Swords are just cool. It would have to be a real one, of course, made of good steel, with correct weight, center of gravity, and radius of gyration, and with a shaving edge on it.
I mean, in the Dictator regime I envision, Lex might be required to Take Heads from time to time.
It all depends on the parish, quite frankly. Some are quite xenophobic. Other take anyone. A lot of older Greek parishes do have organs. In the 1920s through the 1940s they were trying to totally assimilate, including changing some of their praxis to fit in more – as well as buying former Catholic or Protestant churches rather than building their own.
I’ve been to Russian, Romanian, Greek, and mostly American parishes. Oh, and Bulgarian and Arab – both Jerusalem and Antiochian Patriarchates (the Arabs in my home parish split off, and of course formed two parishes under different jurisdictions). Been pretty much welcomed in all. The Romanians were a bit stand off-ish until after the Liturgy – even before it telling me pointedly that it was Romanian and that was the language that was used. Afterwards, when a few shots of home made slivovitz and home made wine, my wife and I were just like any member of the parish.
Now, this person is a professional singing in a studio, not all Orthodox parishes are blessed with singers like this: http://www.youtube.com/watch?v=PEHJY0T9RsQ&playnext=1&list=PLBDD06D2864F54F1D
But, that is the kind of music you can expect.

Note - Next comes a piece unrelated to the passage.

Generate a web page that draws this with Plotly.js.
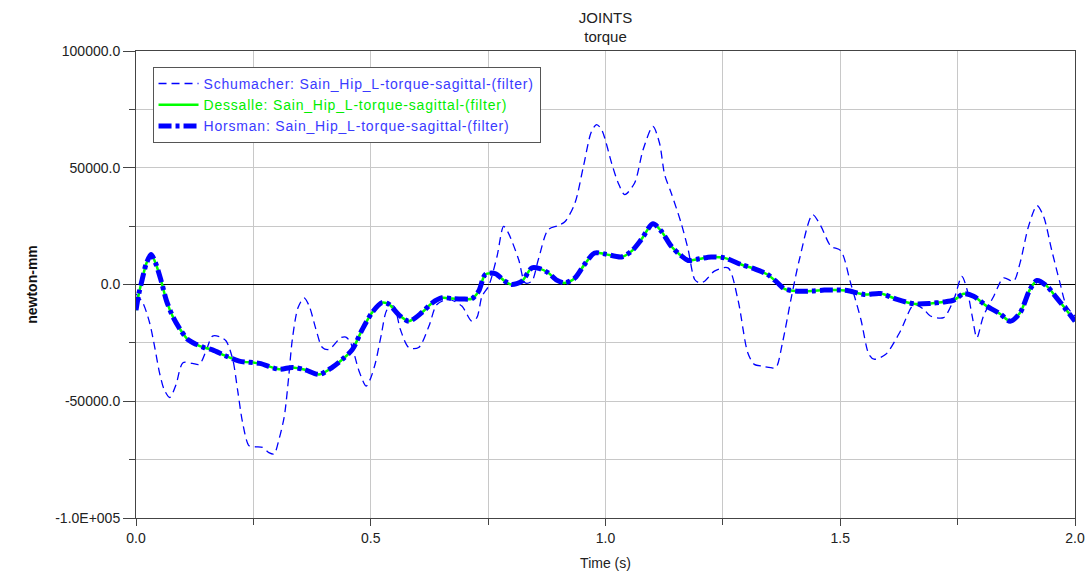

If you are at all familiar with the pre-Vat II Roman Mass, the Orthodox Liturgy will be familiar. But, I would suggest hitting a Saturday Vespers service before you go to a Sunday Liturgy.
Such an evocative post Lex -not many have that gift. We surely do enjoy it.
One can picture Lex as the quiet student paying rapt attention to every word and gesture, taking notes and plotting tactics and strategy to employ them with his evil black “Adversary” hat on.
I think he just may be a bit competitive, and that wistful musing the other day about “Check six. It’s my sky too.” shows his motivation to kick some fleet butt….only to make them better, of course.
Whee! My comment above is awaiting moderation.